- _Description of the task_
Quote from the first line below through the line that contains "data = [total_strain, shrinkage_strain, creep_strain]", both included, and leave the pictures out.

- _Information shown_
--

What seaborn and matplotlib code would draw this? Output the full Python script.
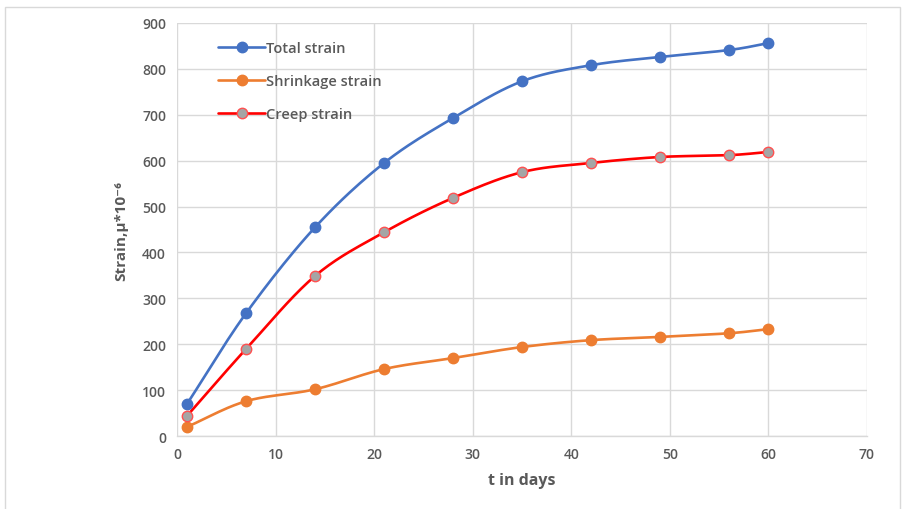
import numpy as np
import pandas as pd
import matplotlib
matplotlib.use("Agg")
import matplotlib.pyplot as plt
import seaborn as sns

days = [1, 7, 14, 21, 28, 35, 42, 49, 56, 60]
total_strain = [70, 268, 455, 595, 693, 773, 808, 826, 841, 856]
shrinkage_strain = [20, 76, 102, 146, 170, 194, 209, 216, 224, 233]
creep_strain = [44, 190, 349, 444, 519, 575, 595, 608, 612, 619]
series_names = ["Total strain", "Shrinkage strain", "Creep strain"]
x_ticks = [0, 10, 20, 30, 40, 50, 60, 70]
y_ticks = [0, 100, 200, 300, 400, 500, 600, 700, 800, 900]


def smooth(x, y, n=20):
    # Catmull-Rom style curve through the points (like Excel's smoothed line)
    x = np.asarray(x, float)
    y = np.asarray(y, float)
    px = np.concatenate([[2 * x[0] - x[1]], x, [2 * x[-1] - x[-2]]])
    py = np.concatenate([[2 * y[0] - y[1]], y, [2 * y[-1] - y[-2]]])
    xs, ys = [], []
    for i in range(1, len(px) - 2):
        t = np.linspace(0, 1, n, endpoint=(i == len(px) - 3))
        p0, p1, p2, p3 = px[i - 1], px[i], px[i + 1], px[i + 2]
        q0, q1, q2, q3 = py[i - 1], py[i], py[i + 1], py[i + 2]
        t2, t3 = t * t, t * t * t
        xs.append(0.5 * (2 * p1 + (-p0 + p2) * t + (2 * p0 - 5 * p1 + 4 * p2 - p3) * t2 + (-p0 + 3 * p1 - 3 * p2 + p3) * t3))
        ys.append(0.5 * (2 * q1 + (-q0 + q2) * t + (2 * q0 - 5 * q1 + 4 * q2 - q3) * t2 + (-q0 + 3 * q1 - 3 * q2 + q3) * t3))
    return np.concatenate(xs), np.concatenate(ys)


sns.set_theme(style="white")
plt.rcParams["font.family"] = ["Open Sans", "DejaVu Sans"]

fig = plt.figure(figsize=(9.04, 5.10), dpi=100)
ax = fig.add_axes([0.196, 0.143, 0.763, 0.810])

styles = [
    dict(color="#4472C4", mfc="#4472C4", mec="#4472C4"),
    dict(color="#ED7D31", mfc="#ED7D31", mec="#ED7D31"),
    dict(color="#FF0000", mfc="#A5A5A5", mec="#FF5050"),
]
data = [total_strain, shrinkage_strain, creep_strain]

for name, vals, st in zip(series_names, data, styles):
    sx, sy = smooth(days, vals)
    sns.lineplot(x=sx, y=sy, ax=ax, color=st["color"], linewidth=1.9, sort=False, estimator=None, zorder=3)
    df = pd.DataFrame({"t": days, "v": vals})
    ax.plot(df["t"], df["v"], linestyle="none", marker="o", markersize=7.5,
            markerfacecolor=st["mfc"], markeredgecolor=st["mec"], markeredgewidth=1.0, zorder=4)

# legend handles
handles = [plt.Line2D([], [], color=st["color"], linewidth=1.9, marker="o", markersize=7.5,
                      markerfacecolor=st["mfc"], markeredgecolor=st["mec"]) for st in styles]
leg = ax.legend(handles, series_names, loc="upper left", bbox_to_anchor=(0.047, 0.978),
                frameon=False, prop={"size": 10.5, "weight": "semibold"},
                labelspacing=1.3, handlelength=3.2,
                handletextpad=0.1, borderaxespad=0.2)
for t in leg.get_texts():
    t.set_color("#595959")

ax.set_xlim(0, 70)
ax.set_ylim(0, 900)
ax.set_xticks(x_ticks)
ax.set_yticks(y_ticks)
ax.grid(True, color="#D9D9D9", linewidth=1.0)
ax.set_axisbelow(True)
for s in ["top", "right", "left"]:
    ax.spines[s].set_visible(False)
ax.spines["bottom"].set_color("#D9D9D9")
ax.spines["bottom"].set_linewidth(1.0)
ax.tick_params(axis="both", length=0, labelsize=10, labelcolor="#595959", pad=8)
for lab in ax.get_xticklabels() + ax.get_yticklabels():
    lab.set_fontweight("semibold")

ax.set_xlabel("t in days", fontsize=11.5, fontweight="bold", color="#595959", labelpad=8)
ax.set_ylabel("Strain,μ*10⁻⁶", fontsize=11, fontweight="bold", color="#595959", labelpad=10,
              family=["Open Sans", "DejaVu Sans"])

# outer chart border
fig.patches.append(plt.Rectangle((0.006, -0.01), 0.99, 0.995, transform=fig.transFigure,
                                 fill=False, edgecolor="#D9D9D9", linewidth=1.0))

fig.savefig("out.png", dpi=100)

--

- _Task output_
What seaborn and matplotlib code would draw this? Output the full Python script.
import numpy as np
import pandas as pd
import matplotlib
matplotlib.use("Agg")
import matplotlib.pyplot as plt
import seaborn as sns

days = [1, 7, 14, 21, 28, 35, 42, 49, 56, 60]
total_strain = [70, 268, 455, 595, 693, 773, 808, 826, 841, 856]
shrinkage_strain = [20, 76, 102, 146, 170, 194, 209, 216, 224, 233]
creep_strain = [44, 190, 349, 444, 519, 575, 595, 608, 612, 619]
series_names = ["Total strain", "Shrinkage strain", "Creep strain"]
x_ticks = [0, 10, 20, 30, 40, 50, 60, 70]
y_ticks = [0, 100, 200, 300, 400, 500, 600, 700, 800, 900]


def smooth(x, y, n=20):
    # Catmull-Rom style curve through the points (like Excel's smoothed line)
    x = np.asarray(x, float)
    y = np.asarray(y, float)
    px = np.concatenate([[2 * x[0] - x[1]], x, [2 * x[-1] - x[-2]]])
    py = np.concatenate([[2 * y[0] - y[1]], y, [2 * y[-1] - y[-2]]])
    xs, ys = [], []
    for i in range(1, len(px) - 2):
        t = np.linspace(0, 1, n, endpoint=(i == len(px) - 3))
        p0, p1, p2, p3 = px[i - 1], px[i], px[i + 1], px[i + 2]
        q0, q1, q2, q3 = py[i - 1], py[i], py[i + 1], py[i + 2]
        t2, t3 = t * t, t * t * t
        xs.append(0.5 * (2 * p1 + (-p0 + p2) * t + (2 * p0 - 5 * p1 + 4 * p2 - p3) * t2 + (-p0 + 3 * p1 - 3 * p2 + p3) * t3))
        ys.append(0.5 * (2 * q1 + (-q0 + q2) * t + (2 * q0 - 5 * q1 + 4 * q2 - q3) * t2 + (-q0 + 3 * q1 - 3 * q2 + q3) * t3))
    return np.concatenate(xs), np.concatenate(ys)


sns.set_theme(style="white")
plt.rcParams["font.family"] = ["Open Sans", "DejaVu Sans"]

fig = plt.figure(figsize=(9.04, 5.10), dpi=100)
ax = fig.add_axes([0.196, 0.143, 0.763, 0.810])

styles = [
    dict(color="#4472C4", mfc="#4472C4", mec="#4472C4"),
    dict(color="#ED7D31", mfc="#ED7D31", mec="#ED7D31"),
    dict(color="#FF0000", mfc="#A5A5A5", mec="#FF5050"),
]
data = [total_strain, shrinkage_strain, creep_strain]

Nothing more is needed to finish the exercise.